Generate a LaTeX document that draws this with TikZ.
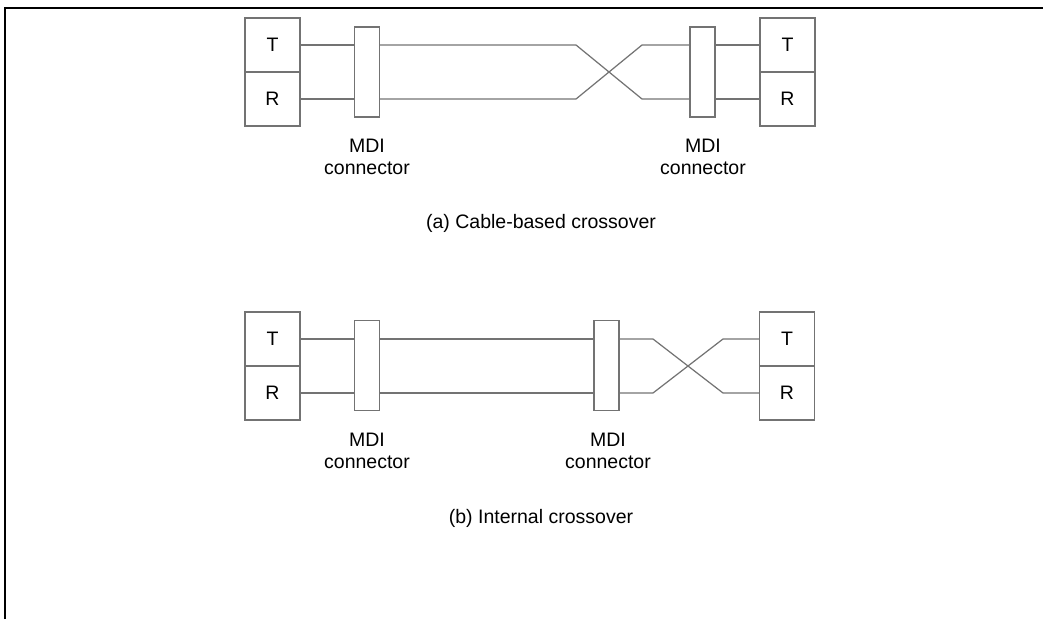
\documentclass[tikz,border=0pt]{standalone}
\usepackage{fontspec}
\setmainfont{Liberation Sans}
\begin{document}
\begin{tikzpicture}[x=0.02cm, y=-0.02cm,
  wire/.style={draw=black!55, line width=0.7pt},
  cell/.style={draw=black!55, line width=0.7pt, rectangle, minimum width=1.1cm, minimum height=1.08cm, inner sep=0pt, font=\fontsize{11.1}{12.5}\selectfont},
  mdi/.style={draw=black!55, line width=0.7pt, rectangle, minimum width=0.5cm, minimum height=1.8cm, inner sep=0pt},
  lbl/.style={align=center, inner sep=0pt, font=\fontsize{11.1}{12.5}\selectfont}]
\useasboundingbox (0,0) rectangle (1045,619);
\draw[line width=0.8pt] (5,619) -- (5,8) -- (1043,8);

% (a) cable-based
\node[cell] (aLT) at (272.5,45) {T};
\node[cell] (aLR) at (272.5,99) {R};
\node[mdi] (aLC) at (367,72) {};
\node[mdi] (aRC) at (702.5,72) {};
\node[cell] (aRT) at (787.5,45) {T};
\node[cell] (aRR) at (787.5,99) {R};
\coordinate (aX1) at (576,45);
\coordinate (aX2) at (576,99);
\coordinate (aX3) at (642,45);
\coordinate (aX4) at (642,99);
\draw[wire] (aLT) -- (aLT -| aLC.west);
\draw[wire] (aLR) -- (aLR -| aLC.west);
\draw[wire] (aLT -| aLC.east) -- (aX1) -- (aX4) -- (aX4 -| aRC.west);
\draw[wire] (aLR -| aLC.east) -- (aX2) -- (aX3) -- (aX3 -| aRC.west);
\draw[wire] (aRT -| aRC.east) -- (aRT);
\draw[wire] (aRR -| aRC.east) -- (aRR);
\node[lbl] (aLm) at (367,157) {MDI\\connector};
\node[lbl] (aRm) at (703,157) {MDI\\connector};
\node[lbl, anchor=base] (aCap) at (541,228) {(a) Cable-based crossover};

% (b) internal
\node[cell] (bLT) at (272.5,339) {T};
\node[cell] (bLR) at (272.5,393) {R};
\node[mdi] (bLC) at (367,365.5) {};
\node[mdi] (bRC) at (606.5,365.5) {};
\node[cell] (bRT) at (787,339) {T};
\node[cell] (bRR) at (787,393) {R};
\coordinate (bX1) at (653,339);
\coordinate (bX2) at (653,393);
\coordinate (bX3) at (723,339);
\coordinate (bX4) at (723,393);
\draw[wire] (bLT) -- (bLT -| bLC.west);
\draw[wire] (bLR) -- (bLR -| bLC.west);
\draw[wire] (bLT -| bLC.east) -- (bLT -| bRC.west);
\draw[wire] (bLR -| bLC.east) -- (bLR -| bRC.west);
\draw[wire] (bLT -| bRC.east) -- (bX1) -- (bX4) -- (bRR);
\draw[wire] (bLR -| bRC.east) -- (bX2) -- (bX3) -- (bRT);
\node[lbl] (bLm) at (367,451) {MDI\\connector};
\node[lbl] (bRm) at (608,451) {MDI\\connector};
\node[lbl, anchor=base] (bCap) at (541,523) {(b) Internal crossover};
\end{tikzpicture}
\end{document}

----------------------------------------

Every line from the top of the material above through the line with "(5,8) -- (1043,8);" should be duplicated exactly, please; leave out the pictures.

WORKED SOLUTION.
Generate a LaTeX document that draws this with TikZ.
\documentclass[tikz,border=0pt]{standalone}
\usepackage{fontspec}
\setmainfont{Liberation Sans}
\begin{document}
\begin{tikzpicture}[x=0.02cm, y=-0.02cm,
  wire/.style={draw=black!55, line width=0.7pt},
  cell/.style={draw=black!55, line width=0.7pt, rectangle, minimum width=1.1cm, minimum height=1.08cm, inner sep=0pt, font=\fontsize{11.1}{12.5}\selectfont},
  mdi/.style={draw=black!55, line width=0.7pt, rectangle, minimum width=0.5cm, minimum height=1.8cm, inner sep=0pt},
  lbl/.style={align=center, inner sep=0pt, font=\fontsize{11.1}{12.5}\selectfont}]
\useasboundingbox (0,0) rectangle (1045,619);
\draw[line width=0.8pt] (5,619) -- (5,8) -- (1043,8);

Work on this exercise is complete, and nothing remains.